The first part of my works in asymmetric cryptography was devoted to the design of privacy-preserving authentication protocols and to the study of their security (with Fabien Laguillaumie and Pascal Paillier). The approach adopted is both theoretical and practical, since we gave the definitions and the security results in the formal framework of the reductionist security with the objective to design protocols among the most efficient known.

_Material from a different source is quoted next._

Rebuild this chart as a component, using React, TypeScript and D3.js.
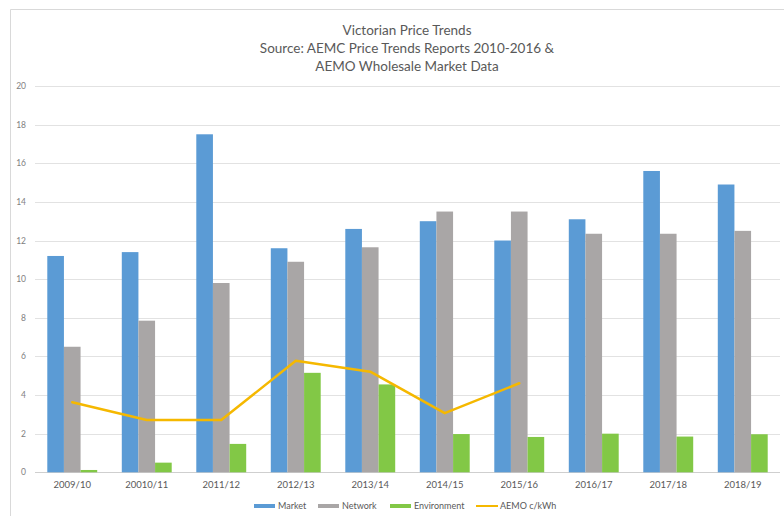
import React from "react";
import * as d3 from "d3";

const categories = ["2009/10", "20010/11", "2011/12", "2012/13", "2013/14", "2014/15", "2015/16", "2016/17", "2017/18", "2018/19"];
const market = [11.2, 11.4, 17.5, 11.6, 12.6, 13.0, 12.0, 13.1, 15.6, 14.9];
const network = [6.5, 7.85, 9.8, 10.9, 11.65, 13.5, 13.5, 12.35, 12.35, 12.5];
const environment = [0.12, 0.5, 1.47, 5.15, 4.55, 1.98, 1.83, 2.0, 1.85, 1.97];
const aemo = [3.63, 2.71, 2.71, 5.77, 5.21, 3.06, 4.61];
const yTicks = [0, 2, 4, 6, 8, 10, 12, 14, 16, 18, 20];
const titleLines = ["Victorian Price Trends", "Source: AEMC Price Trends Reports 2010-2016 &", "AEMO Wholesale Market Data"];

const seriesNames = ["Market", "Network", "Environment"];
const seriesColors = ["#5b9bd5", "#a9a6a6", "#82c846"];
const lineName = "AEMO c/kWh";
const lineColor = "#f5b800";

const W = 784;
const H = 516;
const FONT = "Lato, 'Open Sans', sans-serif";

export default function App() {
  const x0 = d3.scaleBand<string>().domain(categories).range([35, 780]).paddingInner(0.33).paddingOuter(0.165);
  const x1 = d3.scaleBand<string>().domain(seriesNames).range([0, x0.bandwidth()]).padding(0);
  const y = d3.scaleLinear().domain([0, 20]).range([472.3, 86]);
  const series = [market, network, environment];

  const lineGen = d3
    .line<number>()
    .x((_, i) => (x0(categories[i]) as number) + x0.bandwidth() / 2)
    .y((d) => y(d));

  const legendItems = [
    { name: "Market", color: seriesColors[0], x: 254, kind: "bar" },
    { name: "Network", color: seriesColors[1], x: 318, kind: "bar" },
    { name: "Environment", color: seriesColors[2], x: 390, kind: "bar" },
    { name: lineName, color: lineColor, x: 476, kind: "line" },
  ];

  return (
    <svg width={W} height={H} style={{ position: "absolute", left: 0, top: 0, background: "#fff" }} fontFamily={FONT}>
      <rect x={0} y={0} width={W} height={H} fill="#fff" />
      {/* chart frame */}
      <path d={`M10.5,${H} V9.5 H${W}`} fill="none" stroke="#d9d9d9" strokeWidth={1} />

      {/* title */}
      {titleLines.map((t, i) => (
        <text key={t} x={407} y={35 + i * 18} textAnchor="middle" fontSize={13.5} fill="#595959">
          {t}
        </text>
      ))}

      {/* gridlines and y tick labels */}
      {yTicks.map((t) => (
        <g key={t}>
          <line x1={35} x2={780} y1={Math.round(y(t)) + 0.5} y2={Math.round(y(t)) + 0.5} stroke={t === 0 ? "#cfcfcf" : "#e2e2e2"} strokeWidth={1} />
          <text x={26} y={y(t) + 3} textAnchor="end" fontSize={8.5} fill="#7f7f7f">
            {t}
          </text>
        </g>
      ))}

      {/* bars */}
      {series.map((vals, si) =>
        vals.map((v, i) => (
          <rect
            key={`${si}-${i}`}
            x={(x0(categories[i]) as number) + (x1(seriesNames[si]) as number)}
            y={y(v)}
            width={x1.bandwidth()}
            height={y(0) - y(v)}
            fill={seriesColors[si]}
          />
        ))
      )}

      {/* AEMO wholesale line */}
      <path d={lineGen(aemo) || ""} fill="none" stroke={lineColor} strokeWidth={2.5} strokeLinejoin="round" strokeLinecap="round" />

      {/* x category labels */}
      {categories.map((c) => (
        <text key={c} x={(x0(c) as number) + x0.bandwidth() / 2} y={488} textAnchor="middle" fontSize={9.5} fill="#595959">
          {c}
        </text>
      ))}

      {/* legend */}
      {legendItems.map((it) => (
        <g key={it.name}>
          {it.kind === "bar" ? (
            <rect x={it.x} y={504} width={21} height={4} fill={it.color} />
          ) : (
            <line x1={it.x} x2={it.x + 22} y1={506} y2={506} stroke={it.color} strokeWidth={2} />
          )}
          <text x={it.x + 24} y={509} fontSize={9} fill="#595959">
            {it.name}
          </text>
        </g>
      ))}
    </svg>
  );
}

It is striking to observe that after more that two decades of active research on the matter, the standard-model security of discrete-log based signatures like Schnorr, ElGamal or DSA remains mysteriously unknown. Although dedicated proof techniques do exist in weakened models (\eg the random oracle model or the generic group model), none of them provides intuition about the actual security of discrete-log signatures. Even though they have withstood concerted cryptanalytic effort fairly well, we suspect that the real-life security of many of these signature schemes is actually weaker than expected. In collaboration with Pascal Paillier, we provided evidence that most discrete-log-based signatures defined over some prime-order group cannot be equivalent to extracting discrete logs in the standard model (under realistic assumptions).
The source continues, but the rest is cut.